U.S. Pat. No. 5,514,598 to Doody shows a method for detecting prenatal meconium excretion by chromatographically separating proteins in a sample of the fluid, and analyzing the separated proteins for the presence of a meconium antigen.
Although these prior art approaches should provide a more objective assessment of meconium concentration than visual inspection, they do not allow for a real-time, continuous reading of the concentration of meconium in the amniotic sac. In addition, these prior art techniques tend to be relatively cumbersome and time consuming, require sophisticated and expensive equipment, and/or may not provide consistent results.
U.S. Pat. No. 5,361,759 to Genevier et al. ("the '759 patent") is directed generally to a non-invasive system for optically detecting in vivo the presence and concentration of meconium and/or blood in amniotic fluid. The system comprises a single probe having a body 32 for insertion into the uterus.

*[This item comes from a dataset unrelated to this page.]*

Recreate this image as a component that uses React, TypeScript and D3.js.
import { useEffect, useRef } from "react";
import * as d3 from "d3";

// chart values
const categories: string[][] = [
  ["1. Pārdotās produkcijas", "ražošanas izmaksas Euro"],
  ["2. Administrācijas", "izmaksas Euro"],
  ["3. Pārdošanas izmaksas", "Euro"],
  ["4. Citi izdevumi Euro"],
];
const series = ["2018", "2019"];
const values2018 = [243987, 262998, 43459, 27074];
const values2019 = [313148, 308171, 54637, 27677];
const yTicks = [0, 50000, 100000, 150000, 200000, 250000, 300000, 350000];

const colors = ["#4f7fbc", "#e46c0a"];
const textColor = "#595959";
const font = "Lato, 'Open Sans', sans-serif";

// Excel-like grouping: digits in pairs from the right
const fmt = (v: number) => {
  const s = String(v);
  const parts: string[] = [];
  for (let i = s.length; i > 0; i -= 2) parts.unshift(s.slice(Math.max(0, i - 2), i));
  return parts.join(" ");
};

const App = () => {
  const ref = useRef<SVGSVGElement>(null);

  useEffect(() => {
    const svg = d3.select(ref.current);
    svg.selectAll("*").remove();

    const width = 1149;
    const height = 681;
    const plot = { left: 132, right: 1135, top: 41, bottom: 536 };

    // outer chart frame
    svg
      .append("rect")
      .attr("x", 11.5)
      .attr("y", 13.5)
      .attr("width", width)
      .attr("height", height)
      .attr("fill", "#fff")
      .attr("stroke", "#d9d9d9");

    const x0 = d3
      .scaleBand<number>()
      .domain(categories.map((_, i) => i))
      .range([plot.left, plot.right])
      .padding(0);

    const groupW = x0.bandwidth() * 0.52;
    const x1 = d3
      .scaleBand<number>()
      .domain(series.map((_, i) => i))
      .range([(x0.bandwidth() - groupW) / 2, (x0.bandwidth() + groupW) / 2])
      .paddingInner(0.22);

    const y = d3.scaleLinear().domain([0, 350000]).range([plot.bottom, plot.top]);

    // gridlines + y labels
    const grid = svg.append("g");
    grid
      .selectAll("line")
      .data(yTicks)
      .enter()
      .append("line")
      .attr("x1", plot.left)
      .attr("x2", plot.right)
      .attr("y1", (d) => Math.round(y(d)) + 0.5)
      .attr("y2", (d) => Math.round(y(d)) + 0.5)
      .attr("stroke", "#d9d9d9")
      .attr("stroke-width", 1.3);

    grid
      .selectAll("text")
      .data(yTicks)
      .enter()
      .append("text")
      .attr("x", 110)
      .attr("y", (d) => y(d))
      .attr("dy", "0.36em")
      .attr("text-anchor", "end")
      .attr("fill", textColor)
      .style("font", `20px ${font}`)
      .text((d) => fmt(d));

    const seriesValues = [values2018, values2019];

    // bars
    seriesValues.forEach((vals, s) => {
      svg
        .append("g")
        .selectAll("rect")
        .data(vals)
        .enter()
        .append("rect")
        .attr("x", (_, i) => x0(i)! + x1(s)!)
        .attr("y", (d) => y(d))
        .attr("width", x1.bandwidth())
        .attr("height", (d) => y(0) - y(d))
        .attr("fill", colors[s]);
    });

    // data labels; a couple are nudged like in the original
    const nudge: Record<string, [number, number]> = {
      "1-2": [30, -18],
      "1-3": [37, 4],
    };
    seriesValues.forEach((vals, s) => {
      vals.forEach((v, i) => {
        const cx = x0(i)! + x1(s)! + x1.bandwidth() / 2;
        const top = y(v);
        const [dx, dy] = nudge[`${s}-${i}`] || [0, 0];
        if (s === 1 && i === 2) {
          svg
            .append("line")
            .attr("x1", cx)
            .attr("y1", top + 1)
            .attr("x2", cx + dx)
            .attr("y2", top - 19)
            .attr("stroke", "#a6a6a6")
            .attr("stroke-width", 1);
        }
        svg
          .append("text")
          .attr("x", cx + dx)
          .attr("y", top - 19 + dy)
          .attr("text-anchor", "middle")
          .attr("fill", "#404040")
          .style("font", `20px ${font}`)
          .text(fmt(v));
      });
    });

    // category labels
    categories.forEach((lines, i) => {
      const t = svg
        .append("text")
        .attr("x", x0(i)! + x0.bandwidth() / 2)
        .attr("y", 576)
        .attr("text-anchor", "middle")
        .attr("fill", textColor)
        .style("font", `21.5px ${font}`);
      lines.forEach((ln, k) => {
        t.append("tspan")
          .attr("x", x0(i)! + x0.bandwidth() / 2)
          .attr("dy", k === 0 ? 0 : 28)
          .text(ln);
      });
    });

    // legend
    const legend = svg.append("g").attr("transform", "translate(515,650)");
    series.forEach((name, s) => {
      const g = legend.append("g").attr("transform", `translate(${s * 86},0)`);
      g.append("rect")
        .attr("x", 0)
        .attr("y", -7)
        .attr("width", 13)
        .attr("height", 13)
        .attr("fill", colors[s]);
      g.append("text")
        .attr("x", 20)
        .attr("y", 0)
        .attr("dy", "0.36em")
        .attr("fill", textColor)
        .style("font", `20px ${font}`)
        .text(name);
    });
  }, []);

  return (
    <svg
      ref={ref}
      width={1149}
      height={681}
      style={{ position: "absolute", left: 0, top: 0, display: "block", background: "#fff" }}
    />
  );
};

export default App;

The probe includes an optical cell 31 defining a passageway for permitting the flow of amniotic fluid therethrough, and a fiber optic bundle 33 optically connected to the passageway. The fiber optic bundle 33 includes two branches, one for transmitting light into the optical cell, and the other for collecting reflected light and conveying it to a spectrophotometer comprising a plurality of photodetectors. The light reflected off the amniotic fluid within the passageway is returned from the probe to second, third and fourth photodetectors to detect the reflectance values at the following three wavelengths of interest: (i) 405-420 nm (for meconium), (ii) 540 nm (for blood), and (iii) 700 nm (for a baseline). The concentration of meconium and blood is calculated based on the detected values at each wavelength.

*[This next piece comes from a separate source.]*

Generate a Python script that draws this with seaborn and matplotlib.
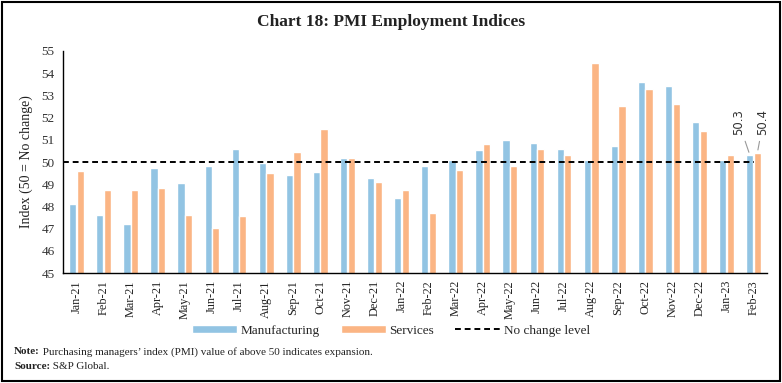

One potential drawback of measuring the light reflected off the amniotic fluid as described in the '759 patent is that the intensity of the reflected light may be relatively weak, and therefore the apparatus may have a relatively low sensitivity, particularly within the clinically relevant range for assessing meconium thickness. The system of the '759 patent also requires multiple wavelengths, and appropriate shielding, particularly if the probe is placed, for example, against the uterine wall. These requirements can lead to additional complexity and expense. Another drawback of the approach described in the '759 patent is that the system employs only a single probe and sensor. The meconium concentration may vary from one location to another within the amniotic sac. Thus, the single probe of the '759 patent may accurately detect the absence of meconium, or a relatively low concentration of meconium at its particular location within the amniotic sac, but may not detect the presence of, or a dangerously high concentration of meconium at another location in the amniotic sac. In addition, the single probe employed in the system of the '759 patent may become clogged with relatively "thick" meconium and/or other particulate matter, and in turn become inoperative or otherwise fail to accurately monitor, or assess the concentration of meconium in the amniotic fluid.

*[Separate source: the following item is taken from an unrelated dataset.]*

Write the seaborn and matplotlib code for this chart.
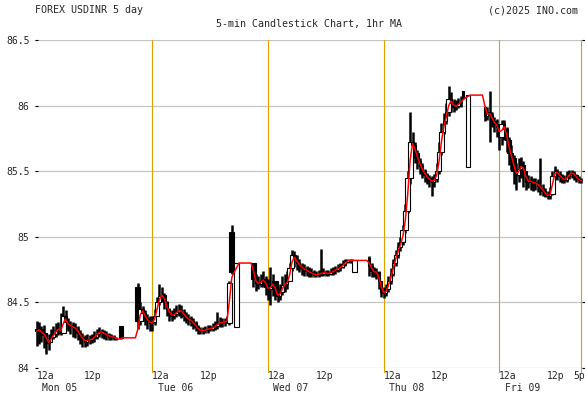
import numpy as np
import pandas as pd
import matplotlib
matplotlib.use("Agg")
import matplotlib.pyplot as plt
import seaborn as sns
from matplotlib.transforms import blended_transform_factory

nan = float("nan")

# ---- data: 30-minute OHLC slots starting Mon 2025-05-05 00:00 (NaN = no trading) ----
start = "2025-05-05 00:00"
slot = "30min"

opens = [
    # Mon
    84.30, 84.28, 84.30, 84.25, 84.27, 84.19, 84.20, 84.24, 84.26, 84.29, 84.30, 84.27,
    84.40, 84.35, 84.33, 84.32, 84.31, 84.30, 84.27, 84.24, 84.22, 84.20, 84.22, 84.21,
    84.23, 84.24, 84.26, 84.28, 84.27, 84.26, 84.25, 84.24, 84.24, 84.23, nan, 84.32,
    *[nan] * 6, 84.62, 84.36, 84.45, 84.42, 84.38, 84.36,
    # Tue
    84.34, 84.35, 84.40, 84.50, 84.55, 84.56, 84.50, 84.45, 84.41, 84.40, 84.41, 84.43,
    84.44, 84.43, 84.40, 84.38, 84.37, 84.36, 84.34, 84.31, 84.29, 84.28, 84.29, 84.29,
    84.30, 84.30, 84.31, 84.32, 84.34, 84.35, 84.34, 84.35, 84.34, 85.04, nan, 84.31,
    *[nan] * 6, 84.80, 84.68, 84.65, 84.64, 84.66, 84.68,
    # Wed
    84.62, 84.60, 84.62, 84.66, 84.56, 84.55, 84.58, 84.63, 84.64, 84.66, 84.76, 84.86,
    84.83, 84.80, 84.78, 84.76, 84.75, 84.74, 84.73, 84.72, 84.71, 84.71, 84.72, 84.72,
    84.73, 84.72, 84.72, 84.73, 84.74, 84.75, 84.76, 84.77, 84.79, 84.81, 84.82, 84.82,
    84.73, *[nan] * 5, 84.84, 84.78, 84.74, 84.73, 84.73, 84.66,
    # Thu
    84.58, 84.57, 84.60, 84.66, 84.72, 84.80, 84.86, 84.92, 84.96, 85.05, 85.20, 85.45,
    85.72, 85.70, 85.64, 85.58, 85.54, 85.50, 85.47, 85.45, 85.43, 85.42, 85.44, 85.50,
    85.65, 85.80, 85.88, 85.95, 86.05, 86.02, 85.99, 86.00, 86.02, 86.11, nan, 85.53,
    *[nan] * 6, 85.99, 85.92, 85.95, 85.93, 85.88, 85.86,
    # Fri
    85.84, 85.76, 85.86, 85.82, 85.74, 85.64, 85.60, 85.50, 85.47, 85.52, 85.55, 85.50,
    85.42, 85.43, 85.42, 85.41, 85.41, 85.39, 85.37, 85.35, 85.32, 85.31, 85.33, 85.46,
    85.50, 85.48, 85.46, 85.44, 85.43, 85.46, 85.48, 85.49, 85.47, 85.44, 85.43,
]

highs = [
    # Mon
    84.36, 84.35, 84.32, 84.33, 84.27, 84.26, 84.30, 84.32, 84.34, 84.35, 84.42, 84.47,
    84.44, 84.38, 84.36, 84.35, 84.34, 84.32, 84.29, 84.27, 84.25, 84.26, 84.25, 84.26,
    84.28, 84.30, 84.31, 84.30, 84.29, 84.28, 84.27, 84.26, 84.25, 84.24, nan, 84.32,
    *[nan] * 6, 84.65, 84.50, 84.47, 84.44, 84.41, 84.40,
    # Tue
    84.40, 84.45, 84.54, 84.64, 84.62, 84.57, 84.51, 84.46, 84.44, 84.46, 84.48, 84.49,
    84.48, 84.45, 84.43, 84.41, 84.40, 84.38, 84.36, 84.33, 84.31, 84.31, 84.32, 84.33,
    84.33, 84.34, 84.36, 84.43, 84.39, 84.38, 84.38, 84.40, 84.66, 85.09, nan, 84.80,
    *[nan] * 6, 84.80, 84.72, 84.70, 84.72, 84.74, 84.70,
    # Wed
    84.68, 84.77, 84.72, 84.66, 84.62, 84.64, 84.70, 84.72, 84.74, 84.80, 84.90, 84.89,
    84.86, 84.83, 84.80, 84.79, 84.78, 84.77, 84.76, 84.75, 84.74, 84.75, 84.91, 84.76,
    84.75, 84.75, 84.76, 84.77, 84.78, 84.79, 84.80, 84.82, 84.83, 84.83, 84.83, 84.83,
    84.82, *[nan] * 5, 84.85, 84.80, 84.77, 84.76, 84.74, 84.66,
    # Thu
    84.62, 84.64, 84.70, 84.76, 84.83, 84.90, 84.96, 85.00, 85.09, 85.25, 85.50, 85.95,
    85.80, 85.72, 85.66, 85.60, 85.56, 85.52, 85.49, 85.47, 85.46, 85.48, 85.56, 85.72,
    85.87, 85.94, 86.02, 86.15, 86.10, 86.05, 86.04, 86.06, 86.07, 86.11, nan, 86.08,
    *[nan] * 6, 85.99, 85.99, 86.11, 85.95, 85.91, 85.90,
    # Fri
    85.86, 85.89, 85.89, 85.84, 85.76, 85.70, 85.62, 85.56, 85.60, 85.61, 85.58, 85.50,
    85.47, 85.46, 85.45, 85.45, 85.44, 85.60, 85.40, 85.37, 85.35, 85.38, 85.50, 85.54,
    85.52, 85.50, 85.48, 85.47, 85.50, 85.51, 85.51, 85.50, 85.48, 85.46, 85.45,
]

lows = [
    # Mon
    84.17, 84.18, 84.20, 84.15, 84.11, 84.14, 84.20, 84.22, 84.24, 84.25, 84.25, 84.27,
    84.30, 84.28, 84.26, 84.24, 84.23, 84.21, 84.18, 84.16, 84.16, 84.17, 84.18, 84.19,
    84.20, 84.22, 84.24, 84.23, 84.22, 84.21, 84.21, 84.21, 84.21, 84.21, nan, 84.22,
    *[nan] * 6, 84.30, 84.33, 84.36, 84.33, 84.30, 84.28,
    # Tue
    84.28, 84.33, 84.40, 84.48, 84.50, 84.45, 84.40, 84.36, 84.36, 84.37, 84.39, 84.40,
    84.38, 84.36, 84.34, 84.33, 84.32, 84.30, 84.28, 84.26, 84.26, 84.26, 84.27, 84.27,
    84.28, 84.28, 84.29, 84.30, 84.31, 84.31, 84.32, 84.34, 84.33, 84.72, nan, 84.31,
    *[nan] * 6, 84.62, 84.59, 84.60, 84.62, 84.62, 84.56,
    # Wed
    84.52, 84.48, 84.55, 84.52, 84.50, 84.52, 84.56, 84.58, 84.60, 84.66, 84.74, 84.77,
    84.75, 84.73, 84.71, 84.70, 84.70, 84.69, 84.69, 84.69, 84.69, 84.69, 84.70, 84.70,
    84.70, 84.70, 84.71, 84.71, 84.72, 84.73, 84.74, 84.76, 84.78, 84.80, 84.80, 84.80,
    84.73, *[nan] * 5, 84.70, 84.69, 84.69, 84.68, 84.60, 84.54,
    # Thu
    84.53, 84.55, 84.58, 84.64, 84.70, 84.78, 84.84, 84.89, 84.94, 85.03, 85.18, 85.40,
    85.60, 85.56, 85.52, 85.48, 85.45, 85.42, 85.40, 85.38, 85.31, 85.38, 85.42, 85.48,
    85.62, 85.78, 85.86, 85.92, 85.95, 85.95, 85.97, 85.98, 85.99, 86.05, nan, 85.53,
    *[nan] * 6, 85.88, 85.89, 85.72, 85.84, 85.80, 85.76,
    # Fri
    85.66, 85.70, 85.74, 85.65, 85.55, 85.51, 85.40, 85.36, 85.42, 85.45, 85.38, 85.36,
    85.37, 85.36, 85.35, 85.36, 85.34, 85.32, 85.31, 85.30, 85.29, 85.29, 85.32, 85.44,
    85.43, 85.42, 85.41, 85.41, 85.42, 85.44, 85.45, 85.43, 85.42, 85.41, 85.41,
]

closes = [
    # Mon
    84.28, 84.30, 84.25, 84.27, 84.19, 84.20, 84.24, 84.26, 84.29, 84.30, 84.27, 84.40,
    84.35, 84.33, 84.32, 84.31, 84.30, 84.27, 84.24, 84.22, 84.20, 84.22, 84.21, 84.23,
    84.24, 84.26, 84.28, 84.27, 84.26, 84.25, 84.24, 84.24, 84.23, 84.22, nan, 84.23,
    *[nan] * 6, 84.36, 84.45, 84.42, 84.38, 84.36, 84.34,
    # Tue
    84.35, 84.40, 84.50, 84.55, 84.56, 84.50, 84.45, 84.41, 84.40, 84.41, 84.43, 84.44,
    84.43, 84.40, 84.38, 84.37, 84.36, 84.34, 84.31, 84.29, 84.28, 84.29, 84.29, 84.30,
    84.30, 84.31, 84.32, 84.34, 84.35, 84.34, 84.35, 84.37, 84.65, 84.73, nan, 84.80,
    *[nan] * 6, 84.68, 84.65, 84.64, 84.66, 84.68, 84.62,
    # Wed
    84.60, 84.62, 84.66, 84.56, 84.55, 84.58, 84.63, 84.64, 84.66, 84.76, 84.86, 84.83,
    84.80, 84.78, 84.76, 84.75, 84.74, 84.73, 84.72, 84.71, 84.71, 84.72, 84.72, 84.73,
    84.72, 84.72, 84.73, 84.74, 84.75, 84.76, 84.77, 84.79, 84.81, 84.82, 84.82, 84.82,
    84.82, *[nan] * 5, 84.78, 84.74, 84.73, 84.73, 84.66, 84.58,
    # Thu
    84.57, 84.60, 84.66, 84.72, 84.80, 84.86, 84.92, 84.96, 85.05, 85.20, 85.45, 85.72,
    85.70, 85.64, 85.58, 85.54, 85.50, 85.47, 85.45, 85.43, 85.42, 85.44, 85.50, 85.65,
    85.80, 85.88, 85.95, 86.05, 86.02, 85.99, 86.00, 86.02, 86.03, 86.06, nan, 86.08,
    *[nan] * 6, 85.92, 85.95, 85.93, 85.88, 85.86, 85.84,
    # Fri
    85.76, 85.86, 85.82, 85.74, 85.64, 85.60, 85.50, 85.47, 85.52, 85.55, 85.50, 85.42,
    85.43, 85.42, 85.41, 85.41, 85.39, 85.37, 85.35, 85.32, 85.31, 85.33, 85.46, 85.50,
    85.48, 85.46, 85.44, 85.43, 85.46, 85.48, 85.49, 85.47, 85.44, 85.43, 85.43,
]

y_ticks = [84.0, 84.5, 85.0, 85.5, 86.0, 86.5]
y_tick_labels = ["84", "84.5", "85", "85.5", "86", "86.5"]
hour_ticks = [0, 12, 24, 36, 48, 60, 72, 84, 96, 108, 113]
hour_labels = ["12a", "12p", "12a", "12p", "12a", "12p", "12a", "12p", "12a", "12p", "5p"]
day_starts = [0, 24, 48, 72, 96]
day_labels = ["Mon 05", "Tue 06", "Wed 07", "Thu 08", "Fri 09"]
marker_hours = [24, 48, 72, 96, 113]

title_left = "FOREX USDINR 5 day"
title_right = "(c)2025 INO.com"
subtitle = "5-min Candlestick Chart, 1hr MA"

# ---- frame ----
times = pd.date_range(start, periods=len(closes), freq=slot)
df = pd.DataFrame({
    "t": (times - times[0]) / pd.Timedelta(hours=1),
    "o": opens, "h": highs, "l": lows, "c": closes,
})
df["ma"] = df["c"].ffill().rolling(2, min_periods=1).mean()

sns.set_style("white")
plt.rcParams["font.family"] = ["DejaVu Sans Mono"]

W, H = 585, 394
fig = plt.figure(figsize=(W / 100, H / 100), dpi=100)
ax = fig.add_axes([35 / W, 26 / H, 550 / W, 328 / H])
ax.set_xlim(-0.33, 113.78)
ax.set_ylim(84.0, 86.5)

for y in y_ticks:
    ax.axhline(y, color="#c4c4c4", lw=0.9, zorder=0)
for hx in marker_hours:
    ax.axvline(hx, ymin=-0.012, ymax=1.0, color="#e0a000", lw=0.8, zorder=1, clip_on=False)

v = df.dropna(subset=["c"])
body = v["c"] - v["o"]
up = body > 0
wide = body.abs() > 0.08
top = np.maximum(v["h"], np.maximum(v["o"], v["c"]))
bot = np.minimum(v["l"], np.minimum(v["o"], v["c"]))
ax.vlines(v["t"], bot, top, color="black", lw=1.8, zorder=2)
height = np.where(body.abs() < 0.004, 0.004, body)
ax.bar(v["t"], height, bottom=v["o"], width=np.where(wide, 1.0, 0.5),
       color=np.where(up, "white", "black"), edgecolor="black", linewidth=0.8, zorder=3)

sns.lineplot(data=df, x="t", y="ma", color="#ff0000", linewidth=1.1, ax=ax, zorder=4)

for s in ax.spines.values():
    s.set_visible(False)
ax.set_xlabel("")
ax.set_ylabel("")
ax.set_xticks([])
ax.set_yticks(y_ticks)
ax.set_yticklabels(y_tick_labels)
ax.tick_params(axis="y", direction="in", length=2.5, width=0.8, color="black",
               left=True, right=True, labelsize=7.0, pad=4)

trans = blended_transform_factory(ax.transData, ax.transAxes)
for hx, lab in zip(hour_ticks, hour_labels):
    if lab == "12a":
        ax.text(hx, -0.024, lab, transform=trans, ha="left", va="center", fontsize=7.0)
    elif lab == "5p":
        ax.text(113.7, -0.024, lab, transform=trans, ha="right", va="center", fontsize=7.0)
    else:
        ax.text(hx - 0.3, -0.024, lab, transform=trans, ha="center", va="center", fontsize=7.0)
for hx, lab in zip(day_starts, day_labels):
    ax.text(hx + 1.15, -0.062, lab, transform=trans, ha="left", va="center", fontsize=7.0)

fig.text(35.4 / W, 1 - 10.4 / H, title_left, ha="left", va="center", fontsize=7.2)
fig.text(577.6 / W, 1 - 10.4 / H, title_right, ha="right", va="center", fontsize=7.2)
fig.text(308.6 / W, 1 - 24 / H, subtitle, ha="center", va="center", fontsize=7.2)

fig.savefig("out.png", dpi=100)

U.S. Pat. No. 5,172,693 to Doody ("the '693 patent") shows another prior art system for in vivo, optical detection of meconium in amniotic fluid. The '693 patent does not teach inserting the probe into the amniotic fluid, but rather teaches placing a probe against the outside surface of the uterine wall (FIGS. 2 and 3). Light at selected wavelengths is transmitted through the uterine wall and into the amniotic fluid for exciting the fluorescent pigments of the meconium. The fluorescence emitted by the meconium pigments is detected, spectrally isolated, amplified, and analyzed to determine the presence of meconium in amniotic fluid. Thus, although the '693 patent shows a system for detecting the presence of meconium, it does not teach or suggest a system for measuring or otherwise obtaining a qualitative and/or quantitative assessment of the concentration of meconium in amniotic fluid.
Accordingly, it is an object of the present invention to overcome one or more of the above-described drawbacks and disadvantages of the prior art.